**Exercise objective:**
Can you copy out the data exactly? Leave the images out.

**Source excerpt:**
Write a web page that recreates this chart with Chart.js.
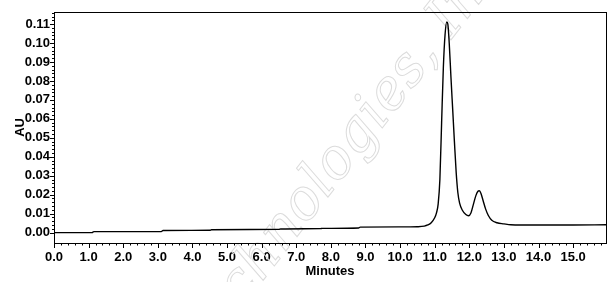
<!DOCTYPE html>
<html><head><meta charset="utf-8">
<script src="https://cdn.jsdelivr.net/npm/chart.js@4"></script>
<style>html,body{margin:0;padding:0;background:#fff}canvas{display:block}</style>
</head><body>
<canvas id="c" width="609" height="282"></canvas>
<script>
// ---- data ----
const timesMin = [0, 1.1, 1.15, 3.1, 3.15, 4.5, 4.55, 6.5, 6.55, 7.7, 7.75, 8.8, 8.85, 10.0, 10.5, 10.7, 10.8, 10.9, 11.0, 11.05, 11.1, 11.15, 11.2, 11.25, 11.3, 11.35, 11.38, 11.42, 11.47, 11.52, 11.57, 11.62, 11.67, 11.72, 11.8, 11.9, 11.98, 12.05, 12.12, 12.19, 12.25, 12.29, 12.34, 12.4, 12.47, 12.55, 12.65, 12.8, 13.0, 13.2, 13.5, 14.0, 15.0, 15.95];
const absorbanceAU = [0.0000, 0.0000, 0.0005, 0.0005, 0.0011, 0.0012, 0.0015, 0.0017, 0.0019, 0.0021, 0.0022, 0.0024, 0.0029, 0.0030, 0.0031, 0.0034, 0.0040, 0.0052, 0.0078, 0.0103, 0.0150, 0.0280, 0.0580, 0.0870, 0.1045, 0.1112, 0.1100, 0.1000, 0.0820, 0.0650, 0.0480, 0.0320, 0.0210, 0.0155, 0.0118, 0.0095, 0.0089, 0.0105, 0.0150, 0.0195, 0.0218, 0.0221, 0.0205, 0.0168, 0.0125, 0.0090, 0.0065, 0.0052, 0.0046, 0.0041, 0.0040, 0.0040, 0.0040, 0.0041];
const xTickValues = [0,1,2,3,4,5,6,7,8,9,10,11,12,13,14,15];
const yTickValues = [0.00,0.01,0.02,0.03,0.04,0.05,0.06,0.07,0.08,0.09,0.10,0.11];
const xAxisTitle = 'Minutes';
const yAxisTitle = 'AU';
const watermarkText = 'Technologies, Inc.';

const points = timesMin.map((t, i) => ({x: t, y: absorbanceAU[i]}));
const FONT = 'Arial, "Liberation Sans", sans-serif';

const framePlugin = {
  id: 'frame',
  beforeDatasetsDraw(chart) {
    const {ctx} = chart;
    ctx.save();
    ctx.beginPath();
    ctx.rect(0, 0, chart.width, chart.height);
    ctx.clip();
    ctx.translate(348, 148);
    ctx.rotate(-52 * Math.PI / 180);
    ctx.font = 'italic 56px "DejaVu Serif", "Liberation Serif", serif';
    ctx.textAlign = 'center';
    ctx.textBaseline = 'middle';
    ctx.strokeStyle = '#dcdcdc';
    ctx.lineWidth = 1;
    ctx.strokeText(watermarkText, 0, 0);
    ctx.restore();
  },
  afterDraw(chart) {
    const {ctx, chartArea: a, scales: {x, y}} = chart;
    ctx.save();
    ctx.strokeStyle = '#000';
    ctx.lineWidth = 1;
    ctx.strokeRect(Math.round(a.left) + 0.5, Math.round(a.top) + 0.5, Math.round(a.right - a.left), Math.round(a.bottom - a.top));
    ctx.beginPath();
    for (let v = 0; v <= x.max + 1e-9; v += 0.2) {
      const px = Math.round(x.getPixelForValue(v)) + 0.5;
      const major = Math.abs(v - Math.round(v)) < 1e-6;
      ctx.moveTo(px, a.bottom);
      ctx.lineTo(px, a.bottom + (major ? 5 : 2.5));
    }
    for (let v = 0; v <= y.max + 1e-9; v += 0.002) {
      const py = Math.round(y.getPixelForValue(v)) + 0.5;
      const major = Math.abs(v * 100 - Math.round(v * 100)) < 1e-6;
      ctx.moveTo(a.left, py);
      ctx.lineTo(a.left - (major ? 4 : 2), py);
    }
    ctx.stroke();
    ctx.restore();
  }
};

new Chart(document.getElementById('c'), {
  type: 'line',
  data: { datasets: [{ data: points, borderColor: '#000', borderWidth: 1.4, pointRadius: 0, fill: false, cubicInterpolationMode: 'monotone' }] },
  options: {
    responsive: false, animation: false, events: [],
    layout: { padding: { top: 8, right: 3, left: 0, bottom: 0 } },
    plugins: { legend: { display: false }, tooltip: { enabled: false } },
    scales: {
      x: {
        type: 'linear', min: 0, max: 15.95,
        afterBuildTicks: s => { s.ticks = xTickValues.map(v => ({value: v})); },
        afterFit: s => { s.height = 39; },
        grid: { display: false, drawTicks: false },
        border: { display: false },
        ticks: { color: '#000', padding: 7, maxRotation: 0, autoSkip: false, font: { family: FONT, size: 13, weight: 'bold' }, callback: v => Number(v).toFixed(1) },
        title: { display: true, text: xAxisTitle, color: '#000', font: { family: FONT, size: 13, weight: 'bold' }, padding: { top: 0, bottom: 3 } }
      },
      y: {
        type: 'linear', min: -0.0055, max: 0.1165,
        afterBuildTicks: s => { s.ticks = yTickValues.map(v => ({value: v})); },
        afterFit: s => { s.width = 54; },
        grid: { display: false, drawTicks: false },
        border: { display: false },
        ticks: { color: '#000', padding: 4, autoSkip: false, font: { family: FONT, size: 13, weight: 'bold' }, callback: v => Number(v).toFixed(2) },
        title: { display: true, text: yAxisTitle, color: '#000', font: { family: FONT, size: 13, weight: 'bold' }, padding: { top: 13, bottom: 0 } }
      }
    }
  },
  plugins: [framePlugin]
});
</script>
</body></html>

**Exercise answer:**
Write a web page that recreates this chart with Chart.js.
<!DOCTYPE html>
<html><head><meta charset="utf-8">
<script src="https://cdn.jsdelivr.net/npm/chart.js@4"></script>
<style>html,body{margin:0;padding:0;background:#fff}canvas{display:block}</style>
</head><body>
<canvas id="c" width="609" height="282"></canvas>
<script>
// ---- data ----
const timesMin = [0, 1.1, 1.15, 3.1, 3.15, 4.5, 4.55, 6.5, 6.55, 7.7, 7.75, 8.8, 8.85, 10.0, 10.5, 10.7, 10.8, 10.9, 11.0, 11.05, 11.1, 11.15, 11.2, 11.25, 11.3, 11.35, 11.38, 11.42, 11.47, 11.52, 11.57, 11.62, 11.67, 11.72, 11.8, 11.9, 11.98, 12.05, 12.12, 12.19, 12.25, 12.29, 12.34, 12.4, 12.47, 12.55, 12.65, 12.8, 13.0, 13.2, 13.5, 14.0, 15.0, 15.95];
const absorbanceAU = [0.0000, 0.0000, 0.0005, 0.0005, 0.0011, 0.0012, 0.0015, 0.0017, 0.0019, 0.0021, 0.0022, 0.0024, 0.0029, 0.0030, 0.0031, 0.0034, 0.0040, 0.0052, 0.0078, 0.0103, 0.0150, 0.0280, 0.0580, 0.0870, 0.1045, 0.1112, 0.1100, 0.1000, 0.0820, 0.0650, 0.0480, 0.0320, 0.0210, 0.0155, 0.0118, 0.0095, 0.0089, 0.0105, 0.0150, 0.0195, 0.0218, 0.0221, 0.0205, 0.0168, 0.0125, 0.0090, 0.0065, 0.0052, 0.0046, 0.0041, 0.0040, 0.0040, 0.0040, 0.0041];
const xTickValues = [0,1,2,3,4,5,6,7,8,9,10,11,12,13,14,15];
const yTickValues = [0.00,0.01,0.02,0.03,0.04,0.05,0.06,0.07,0.08,0.09,0.10,0.11];
const xAxisTitle = 'Minutes';
const yAxisTitle = 'AU';
const watermarkText = 'Technologies, Inc.';

const points = timesMin.map((t, i) => ({x: t, y: absorbanceAU[i]}));
const FONT = 'Arial, "Liberation Sans", sans-serif';

const framePlugin = {
  id: 'frame',
  beforeDatasetsDraw(chart) {
    const {ctx} = chart;
    ctx.save();
    ctx.beginPath();
    ctx.rect(0, 0, chart.width, chart.height);
    ctx.clip();
    ctx.translate(348, 148);
    ctx.rotate(-52 * Math.PI / 180);
    ctx.font = 'italic 56px "DejaVu Serif", "Liberation Serif", serif';
    ctx.textAlign = 'center';
    ctx.textBaseline = 'middle';
    ctx.strokeStyle = '#dcdcdc';
    ctx.lineWidth = 1;
    ctx.strokeText(watermarkText, 0, 0);
    ctx.restore();
  },
  afterDraw(chart) {
    const {ctx, chartArea: a, scales: {x, y}} = chart;
    ctx.save();
    ctx.strokeStyle = '#000';
    ctx.lineWidth = 1;
    ctx.strokeRect(Math.round(a.left) + 0.5, Math.round(a.top) + 0.5, Math.round(a.right - a.left), Math.round(a.bottom - a.top));
    ctx.beginPath();
    for (let v = 0; v <= x.max + 1e-9; v += 0.2) {
      const px = Math.round(x.getPixelForValue(v)) + 0.5;
      const major = Math.abs(v - Math.round(v)) < 1e-6;
      ctx.moveTo(px, a.bottom);
      ctx.lineTo(px, a.bottom + (major ? 5 : 2.5));
    }
    for (let v = 0; v <= y.max + 1e-9; v += 0.002) {
      const py = Math.round(y.getPixelForValue(v)) + 0.5;
      const major = Math.abs(v * 100 - Math.round(v * 100)) < 1e-6;
      ctx.moveTo(a.left, py);
      ctx.lineTo(a.left - (major ? 4 : 2), py);
    }
    ctx.stroke();
    ctx.restore();
  }
};

new Chart(document.getElementById('c'), {
  type: 'line',
  data: { datasets: [{ data: points, borderColor: '#000', borderWidth: 1.4, pointRadius: 0, fill: false, cubicInterpolationMode: 'monotone' }] },
  options: {
    responsive: false, animation: false, events: [],
    layout: { padding: { top: 8, right: 3, left: 0, bottom: 0 } },
    plugins: { legend: { display: false }, tooltip: { enabled: false } },
    scales: {
      x: {
        type: 'linear', min: 0, max: 15.95,
        afterBuildTicks: s => { s.ticks = xTickValues.map(v => ({value: v})); },
        afterFit: s => { s.height = 39; },
        grid: { display: false, drawTicks: false },
        border: { display: false },
        ticks: { color: '#000', padding: 7, maxRotation: 0, autoSkip: false, font: { family: FONT, size: 13, weight: 'bold' }, callback: v => Number(v).toFixed(1) },
        title: { display: true, text: xAxisTitle, color: '#000', font: { family: FONT, size: 13, weight: 'bold' }, padding: { top: 0, bottom: 3 } }
      },
      y: {
        type: 'linear', min: -0.0055, max: 0.1165,
        afterBuildTicks: s => { s.ticks = yTickValues.map(v => ({value: v})); },
        afterFit: s => { s.width = 54; },
        grid: { display: false, drawTicks: false },
        border: { display: false },
        ticks: { color: '#000', padding: 4, autoSkip: false, font: { family: FONT, size: 13, weight: 'bold' }, callback: v => Number(v).toFixed(2) },
        title: { display: true, text: yAxisTitle, color: '#000', font: { family: FONT, size: 13, weight: 'bold' }, padding: { top: 13, bottom: 0 } }
      }
    }
  },
  plugins: [framePlugin]
});
</script>
</body></html>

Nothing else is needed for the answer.